なお既に財産を差し押さえられている場合、そもそも「滞納して差押え」になってしまったという時点で、「誠実な態度」に欠けていた、という認識をされる可能性が高いです。
相談の際は「担当者に邪険にされても仕方がない」に思っていた方が良いかもしれません。
ただしこれらの猶予は法律で認められている緩和措置ですので、行政も簡単にはねのけて良いというものでもありません。
邪険にされることも考え、ICレコーダーなどで担当者との会話を録音しておいてもいいでしょう。
もちろん、あくまでも「誠意」をもって相談することは大前提です。
滞納分をゼロにできる「滞納処分の停止」
「猶予の条件に該当し分納が認められたとしても、実際には払えない…」
そんな方には、「滞納処分の停止」という方法があります。
この方法の最大のメリットは、滞納していた固定資産税を「ゼロ」にできるという点です。
利用できる条件は、国税徴収法大153条第1項により以下のように決められています。
滞納処分の停止が利用できる条件
- 差し押さえる財産を売却しても滞納分の回収が見込めない
- 滞納処分により生活できなくなるおそれがある
- 滞納者の居場所(住所)と財産が不明
「滞納処分の停止」は一般の個人にも個人事業者にも適用されます。
適用条件はさまざまですが、効果として「自宅は売らずに」「事業を続けながら」滞納処分の停止を利用し、滞納していた税金をゼロにすることが可能です。
この方法も「換価の猶予」と同じく滞納者が申請する「権利」がないので、適用してもらうためには窓口に「お願い」に行かなければなりません。
すると行政の調査と審査が行われ、めでたく認められれば「滞納処分の停止通知書」が届き、3年が経過すると納税義務が消滅します。
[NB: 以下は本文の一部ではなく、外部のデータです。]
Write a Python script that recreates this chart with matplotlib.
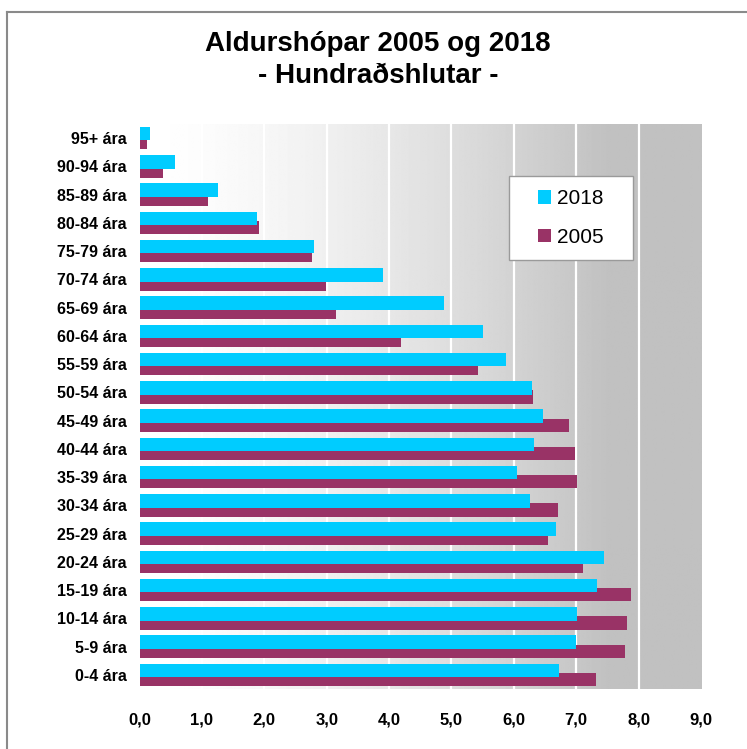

すると、これまで滞納していた固定資産税を払わなくてもすみます。
どうしても固定資産税が払えないときはどうすればいいの?
では、固定資産税をどうしても支払えないような状況にある場合はどうすればよいのでしょうか。
- 任意売却を検討する
- 固定資産税は自己破産では解決できない!
任意売却を検討する
固定資産税を支払えず滞納を続けてしまい、このままでは差し押さえられてしまう。
そうしたときできるだけ早い段階で検討すべきなのは「物件の任意売却」です。
未納税金があっても、物件の売却は可能ですが、すでに差し押さえられている場合には注意が必要です。
差し押さえ登記がなされている場合、その解除を行わなければ任意売却を行うことはできません。
差し押さえ解除を行うためには住宅ローン債権者や市町村・都道府県などのすべての債権者の許可が必要になります。
しかし税を徴収する市区町村側としては、基本的には税収を優先するため、差し押さえ解除の許可を出すことに難色を示すようです。
そこで、もう固定資産税は払えない、と判断した段階で、「差押前」に任意売却という選択肢を視野に入れておくとよいでしょう。
ただし任意売却を行う際、不動産の買主との交渉の際に税金滞納がマイナスに働いて、売却代金の減額を要求されるかもしれない、ということを念頭に置いておくようにしてください。
固定資産税は自己破産では解決できない!
固定資産税を払うだけのお金がなく、任意売却もできず、差し押さえを受けようにも財産や給与がない。
そんな時考え付く最終手段として、「自己破産」が挙げられます。
自己破産とは債務整理方法の一種で、裁判所を通して免責許可を取り、抱えている債務の支払い義務をなくすことができる手続きです。
しかし、固定資産税は「税金」という国民の公的な支払い義務のひとつです。
自己破産や個人再生などによる法的手続きを踏まえても、これらの支払い義務がなくなることはありません。
このように、たとえ自己破産したとしても、固定資産税を含め、税収はどこまでもついて回るものです。
ローンや家賃、携帯料金など必ず支払うべきものは他にもたくさんありますが、まずは税金のことを優先的に考えたほうがよいでしょう。
まとめ 督促が届いたらまずは「分納」の相談に行くこと
固定資産税を滞納して困っている方にとって、必要な情報を盛り込みました。
どの方法にするのがベストなのかを検討する参考にしてください。
とにかく一番重要なのは、「払う意思はある」という【誠意】を示すことです。
そのためには、督促が届いた段階で電話をするなり直接役所に足を運ぶなりして、分納の相談をすることです。
特に事業をされている方は、「来月になれば売掛金が回収できるはず」といった予定があったとしても、実際には入金されない可能性もあります。
こういった場合も、分納にしておくことで万一に備えることができます。
予定通りにお金が入ってきたら、その段階で「一括で支払う」という手もあります。
いずれにせよ、税金は国民の義務。「滞納処分の停止」以外は原則として逃げられません。
「払えないからどうしよう」と一人で悩む前に、確実に解決できる方法を選んでいきましょう。